I saw this modern machinery up close earlier this year at the production facilities of Kaviari in Paris. One of the most respected names in the business, its supply chain now runs substantially through China. Farming, they remind me, is not a synonym for ease. It still takes three years to sex a sturgeon and another decade, at the very least, for it to mature. Extraction and salting still require expertise and judgement, but the process is no longer governed by the whims of the sea.

More caviar is produced today than at any point in history. And for the consumer, the effect is simple. The product is better, more consistent, and significantly cheaper. Not cheap, of course: a 30-gram tin of Kaviari’s Sevruga will still set you back around ₹8,000 in Mumbai. But it is cheaper relative to its own mythology. It has moved from being unattainable to merely indulgent. And that is an important distinction.

This shift in price has turned caviar into a kind of cultural shorthand. On the modern table, the arrival of a tin elicits little more than a casual shrug and an instinctive search for better lighting. In India, the transformation is especially stark: caviar has entered the arsenal of every restaurateur signalling ambition and every high-end wedding caterer whose clients now view a caviar station as the natural successor to the live chaat counter. “The demand for caviar is definitely on the rise,” agrees Varun Totlani, chef at Paradox and Masque. “Some guests who travel and already enjoy it are excited to see it on menus, others are simply curious to try it for the first time. The fact that our caviar brunch has been the most successful of the four we have hosted at Paradox says a lot.”
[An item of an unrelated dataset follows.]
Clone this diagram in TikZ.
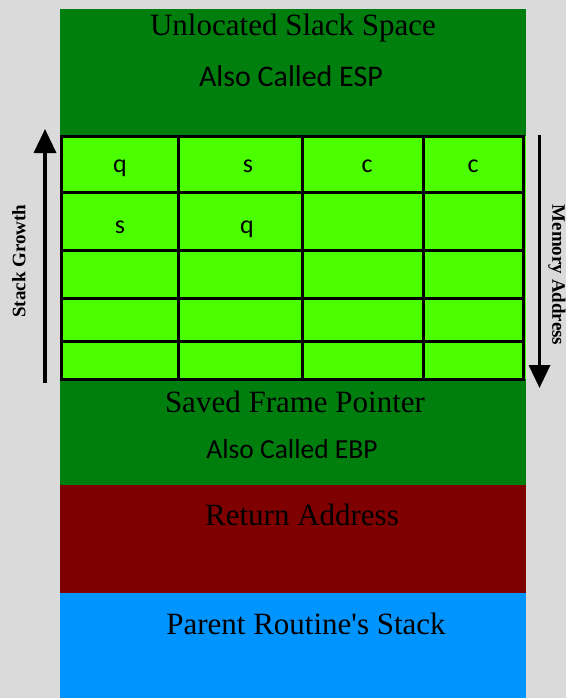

Not everyone is convinced that this is progress. Gaggan Anand once told me, with weary irritation, that “any fool can open a can”. He is not wrong. Caviar requires no heat, no knife skills, and no particular finesse. It is, in many ways, the most efficient shortcut to luxury available to a chef. Chef Himanshu Saini has gone further, banning what he calls the ‘lazy luxury’ of caviar and truffles from his menus altogether.

And yet, the market has made its choice. Caviar is ubiquitous on modern menus the world over. In the past six months alone, I have been served beluga caviar on a tandoori kulcha in London, watched it disappear into a Peking duck roll in Singapore, and seen it spooned over wood-fired Neapolitan pizza in Dubai. On some menus it even appears as an optional add-on, listed as casually as an extra condiment (which, increasingly, it is).
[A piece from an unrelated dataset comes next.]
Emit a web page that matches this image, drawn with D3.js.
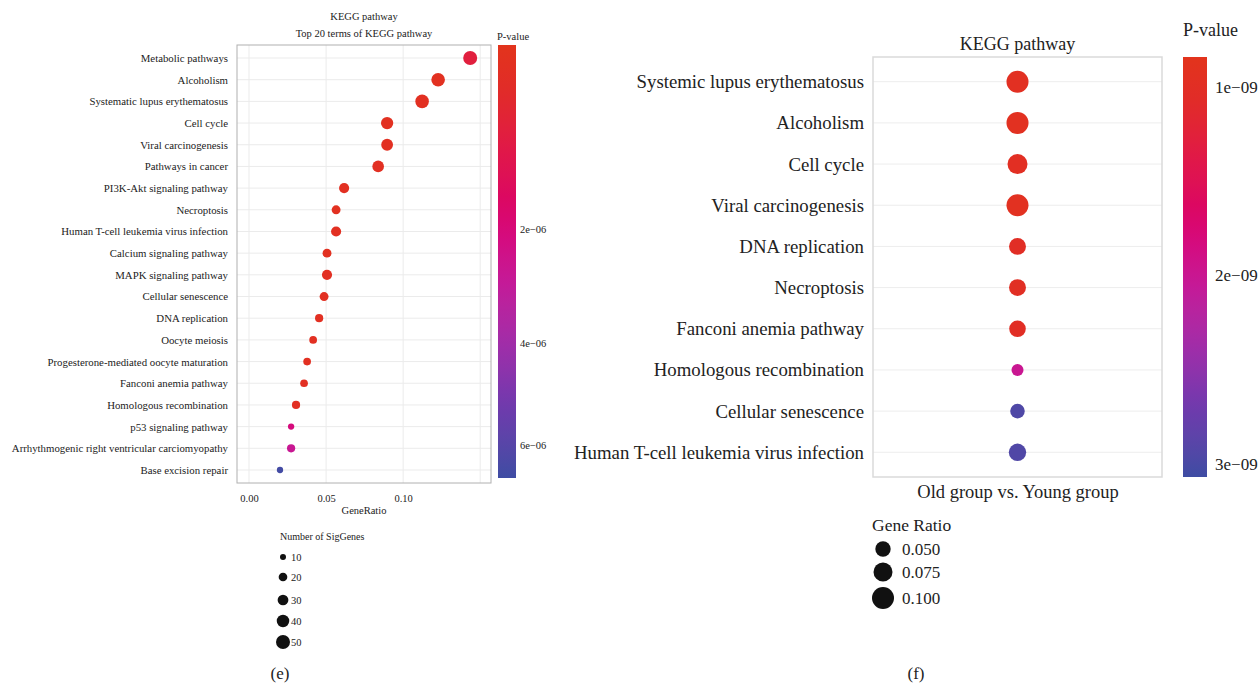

This is the inevitable trajectory of the luxury ingredient. Champagne became something sprayed, not savoured. Truffles became fries and then everything else. Each transformation keeps the taste intact but quietly empties it of meaning. What was once rare becomes replicable, until eventually what you are consuming is not the ingredient but the idea of the ingredient.

There was a time when the tin arrived on ice, when the spoon was mother of pearl because metal would corrupt the flavour, and when spreading a measured layer of kaluga on buttered melba was an act that told you something about the caviar. Today, the same tin tells you something about the room. Rooms matter, and so does the pleasure of being in the right one. But it is a different thing from what caviar used to be.

And occasionally when someone offers me a bump from their wrist and asks me to lick it, I find myself wondering whether the Iranian fisherman ever had this in mind.

He almost certainly did not.

But I lick it anyway. One must keep up.